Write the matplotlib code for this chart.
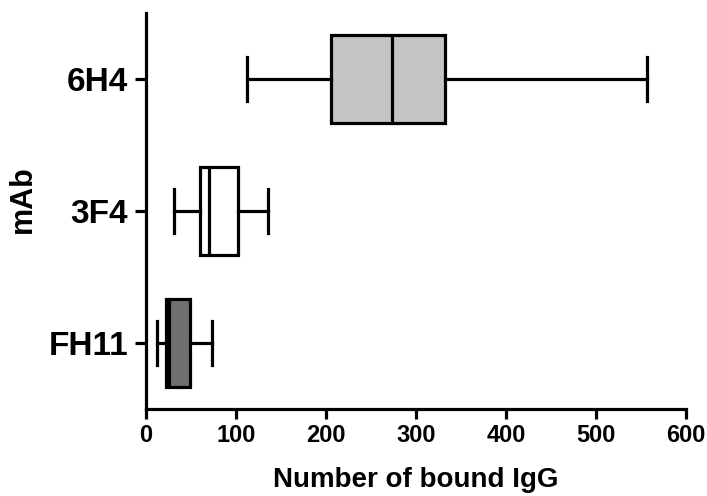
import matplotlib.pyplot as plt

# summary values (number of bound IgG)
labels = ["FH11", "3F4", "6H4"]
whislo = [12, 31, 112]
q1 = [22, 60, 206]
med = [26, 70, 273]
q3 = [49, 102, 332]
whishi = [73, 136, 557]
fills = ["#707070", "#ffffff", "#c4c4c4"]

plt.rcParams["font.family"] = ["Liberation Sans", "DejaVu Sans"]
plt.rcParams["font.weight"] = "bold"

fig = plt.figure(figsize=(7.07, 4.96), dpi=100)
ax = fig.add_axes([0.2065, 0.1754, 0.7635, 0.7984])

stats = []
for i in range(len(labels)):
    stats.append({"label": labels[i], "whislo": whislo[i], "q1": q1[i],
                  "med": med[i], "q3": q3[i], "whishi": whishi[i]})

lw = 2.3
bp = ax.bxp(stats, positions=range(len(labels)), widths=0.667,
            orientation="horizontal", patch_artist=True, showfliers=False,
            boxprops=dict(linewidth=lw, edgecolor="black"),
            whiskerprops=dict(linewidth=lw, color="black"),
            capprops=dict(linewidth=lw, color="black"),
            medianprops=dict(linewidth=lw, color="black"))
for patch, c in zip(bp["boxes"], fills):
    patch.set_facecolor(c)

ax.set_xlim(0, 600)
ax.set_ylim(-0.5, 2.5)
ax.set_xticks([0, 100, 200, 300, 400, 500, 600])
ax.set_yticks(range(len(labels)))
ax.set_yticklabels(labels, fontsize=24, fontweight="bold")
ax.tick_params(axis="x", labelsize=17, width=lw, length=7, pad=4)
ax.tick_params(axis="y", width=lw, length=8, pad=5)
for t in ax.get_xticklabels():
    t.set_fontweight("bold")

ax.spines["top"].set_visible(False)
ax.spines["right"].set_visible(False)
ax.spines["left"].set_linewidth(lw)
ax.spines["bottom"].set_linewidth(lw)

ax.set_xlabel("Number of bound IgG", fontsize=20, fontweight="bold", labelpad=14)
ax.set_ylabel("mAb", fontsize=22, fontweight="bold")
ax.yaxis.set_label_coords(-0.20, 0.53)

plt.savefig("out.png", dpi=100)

--

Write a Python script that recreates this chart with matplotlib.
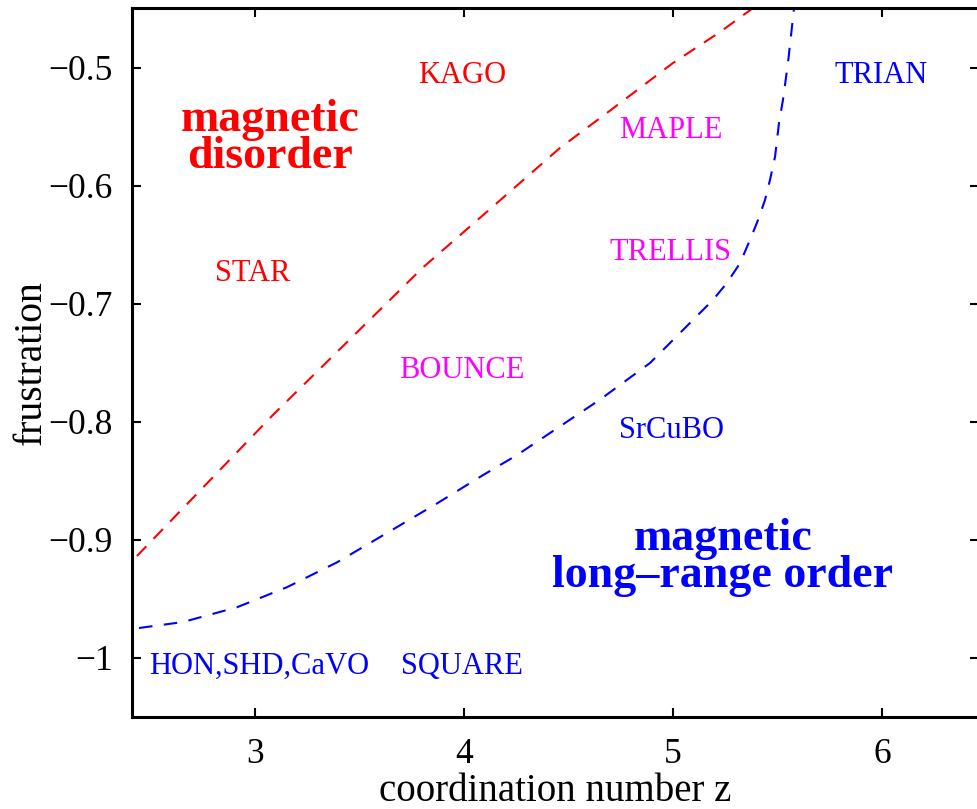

--

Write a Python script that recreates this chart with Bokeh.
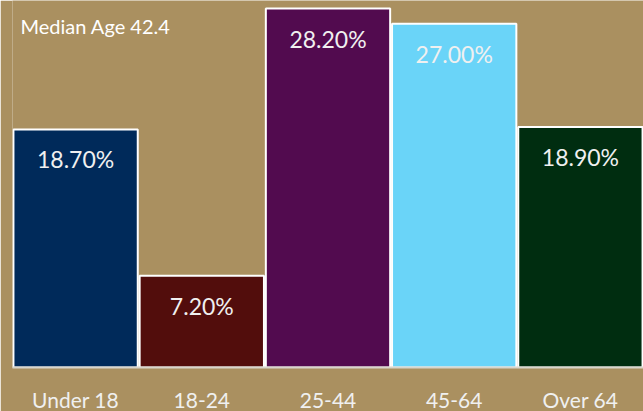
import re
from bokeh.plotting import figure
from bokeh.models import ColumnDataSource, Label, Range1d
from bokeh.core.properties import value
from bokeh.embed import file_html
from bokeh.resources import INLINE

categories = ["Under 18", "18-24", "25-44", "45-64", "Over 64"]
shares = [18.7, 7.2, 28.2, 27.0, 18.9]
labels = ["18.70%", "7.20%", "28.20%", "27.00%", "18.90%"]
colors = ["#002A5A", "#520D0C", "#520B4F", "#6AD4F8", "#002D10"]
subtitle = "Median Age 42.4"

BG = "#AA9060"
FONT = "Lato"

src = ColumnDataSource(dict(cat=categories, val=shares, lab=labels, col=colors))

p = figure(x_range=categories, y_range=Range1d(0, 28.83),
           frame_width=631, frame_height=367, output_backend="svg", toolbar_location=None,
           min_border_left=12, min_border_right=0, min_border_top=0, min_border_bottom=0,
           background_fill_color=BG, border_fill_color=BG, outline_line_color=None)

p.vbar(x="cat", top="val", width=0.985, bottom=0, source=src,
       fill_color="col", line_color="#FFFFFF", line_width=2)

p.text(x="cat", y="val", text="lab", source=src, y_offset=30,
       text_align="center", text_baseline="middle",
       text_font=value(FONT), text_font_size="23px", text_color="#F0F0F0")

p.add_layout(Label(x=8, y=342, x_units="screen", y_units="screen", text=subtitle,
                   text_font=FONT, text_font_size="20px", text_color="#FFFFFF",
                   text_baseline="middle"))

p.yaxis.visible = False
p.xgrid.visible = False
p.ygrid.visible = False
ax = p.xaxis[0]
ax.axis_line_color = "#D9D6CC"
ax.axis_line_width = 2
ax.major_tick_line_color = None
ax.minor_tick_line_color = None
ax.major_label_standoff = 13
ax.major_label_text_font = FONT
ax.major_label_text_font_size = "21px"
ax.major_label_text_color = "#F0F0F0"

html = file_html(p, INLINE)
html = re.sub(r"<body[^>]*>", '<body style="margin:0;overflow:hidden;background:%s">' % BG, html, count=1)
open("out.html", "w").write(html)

- [What is asked] Copy every line of the listing that contains the word "this".

- [Written response]
Write the matplotlib code for this chart.
Write a Python script that recreates this chart with matplotlib.
Write a Python script that recreates this chart with Bokeh.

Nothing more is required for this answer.